“...every place is given its character by certain patterns of events that keep on happening there.” -- Christopher Alexander, A Pattern Language.

 

Education, particularly in the twenty-first century, has a threefold purpose. First, an excellent education gives young people the opportunity to make dignified and dignifying choices about their lives. It affords them the capacity to make decisions about work, family, self-direction and engagement in local, American and global cultures that are informed, rather than reflexive. Second, by developing the critical capacities of young minds, education gives students the capacity, as adults, to be full participants in democratic society. Third, through rigorous questioning, problem-posing and creative thinking, education affords students the power to solve any problem to which they might set their minds to solving. Schools that prepare students best for life in the twenty-first century are those that do all of these things while taking Christopher Alexander's maxim cited above to heart. They become places where students do more than just learn content for its own sake (or for exams); they also become places where teachers do more than just teach that content. Students and teachers of the twenty-first century learn and teach best when applying time-tested wisdom to the opportunities presented by the transformative now.

Young people (and adults, for that matter) learn best by doing. Classrooms should be learning laboratories, connected to the world and tethered to rich, meaningful questions based on essential concepts and questions. Classrooms should be rambunctious places of active study and vigorous student-to-student teaching and collaboration, like a design studio or an engineering lab. Students should be given the opportunity to learn by applying their knowledge to real problems. Furthermore, they should be expected to be able to teach the relevant principles to anyone. There is nothing more likely to show how well or how poorly a student understands something than trying to explain it to someone else.

Our children crave the opportunity to make connections between disciplines and to reach out to peers across the country and the world. They are ready to teach us what they know and what we don't. Moreover, our teachers are lifelong learners with the skills to empower students to make these connections and to guide the development of their critical skills, if only we as school leaders would let them unleash their creative spark. Students will always need to learn how to read, to solve mathematical problems, to understand cause-and-effect relationships and to know how to use the tools of rationalism to understand the workings of the world. It may be the twenty-first century, but the Greeks got it right. To be problem-posers, to think critically and to give sound, reasoned answers to complex questions is the foundation of learning success and a productive society. While the Greeks understood the heart of the matter, they could not have anticipated the web and web-ways of thinking. Hypertextuality, game-based learning, crowd-sourced wisdom and crowd-sourced critique can enhance students' understanding of truth and sharpen critical engagement. This is the age of the mash-up...the age where interconnectivity matters more than nineteenth-century learning silos. Mathematics divorced from science? Impoverished. Literature outside of its historical contexts? That leaves the job half done. Both or either separated from art? Why make that choice when math and literature through art encourage so many meaningful connections?

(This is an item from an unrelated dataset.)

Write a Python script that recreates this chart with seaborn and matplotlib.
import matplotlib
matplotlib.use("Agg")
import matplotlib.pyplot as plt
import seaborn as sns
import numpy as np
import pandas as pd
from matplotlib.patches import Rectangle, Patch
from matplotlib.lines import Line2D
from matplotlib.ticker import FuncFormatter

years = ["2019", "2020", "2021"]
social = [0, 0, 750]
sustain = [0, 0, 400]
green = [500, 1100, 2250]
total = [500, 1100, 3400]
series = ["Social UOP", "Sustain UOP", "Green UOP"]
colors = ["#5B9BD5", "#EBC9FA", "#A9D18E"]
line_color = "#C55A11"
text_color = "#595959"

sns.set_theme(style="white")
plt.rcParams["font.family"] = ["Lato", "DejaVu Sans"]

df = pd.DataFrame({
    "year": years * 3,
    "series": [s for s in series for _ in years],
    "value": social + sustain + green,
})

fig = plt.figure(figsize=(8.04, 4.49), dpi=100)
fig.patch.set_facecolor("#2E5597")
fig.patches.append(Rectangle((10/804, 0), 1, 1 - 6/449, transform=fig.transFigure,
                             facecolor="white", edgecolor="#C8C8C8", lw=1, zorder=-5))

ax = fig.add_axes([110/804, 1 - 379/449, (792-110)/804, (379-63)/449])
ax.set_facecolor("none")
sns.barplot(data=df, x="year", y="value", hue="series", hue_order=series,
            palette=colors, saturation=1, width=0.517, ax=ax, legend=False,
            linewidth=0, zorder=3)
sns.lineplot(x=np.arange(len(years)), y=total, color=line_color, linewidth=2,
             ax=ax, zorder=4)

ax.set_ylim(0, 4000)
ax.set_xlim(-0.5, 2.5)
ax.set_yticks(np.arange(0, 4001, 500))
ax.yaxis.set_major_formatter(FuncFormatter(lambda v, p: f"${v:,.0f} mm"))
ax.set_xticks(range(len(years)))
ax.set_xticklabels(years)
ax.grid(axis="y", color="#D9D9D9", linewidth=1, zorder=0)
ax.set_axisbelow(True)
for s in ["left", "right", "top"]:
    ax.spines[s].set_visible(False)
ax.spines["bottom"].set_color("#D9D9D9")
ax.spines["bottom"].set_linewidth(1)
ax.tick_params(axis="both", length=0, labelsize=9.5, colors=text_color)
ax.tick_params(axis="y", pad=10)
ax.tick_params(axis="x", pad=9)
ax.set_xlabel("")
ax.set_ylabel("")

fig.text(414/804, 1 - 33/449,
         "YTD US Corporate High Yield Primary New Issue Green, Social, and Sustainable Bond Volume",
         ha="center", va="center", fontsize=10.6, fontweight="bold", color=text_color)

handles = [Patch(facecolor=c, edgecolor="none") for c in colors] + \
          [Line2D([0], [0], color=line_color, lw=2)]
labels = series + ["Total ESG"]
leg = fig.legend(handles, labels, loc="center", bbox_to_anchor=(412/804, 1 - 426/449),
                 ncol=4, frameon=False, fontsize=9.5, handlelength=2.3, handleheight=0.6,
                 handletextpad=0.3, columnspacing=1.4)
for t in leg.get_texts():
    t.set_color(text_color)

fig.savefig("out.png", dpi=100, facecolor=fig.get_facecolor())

All of this learning takes place within an American society that is changing faster and faster every day. To ensure the stability of our learning community, we have to make our schools embody three notions - respect, spirit and balance. Respect reminds us of how essential it is to treat one's self and others in a way that dignifies. Spirit reminds us of how important it is to engage with others in an openhearted, joyful way. Balance suggests that we stop now and again, breathe, reflect and restart. These values form the core of what I can bring to a school community. Helping kids become their best selves is what I do. I am an optimistic, intellectually curious, playful futurist. The 21st century will be whatever we make of it.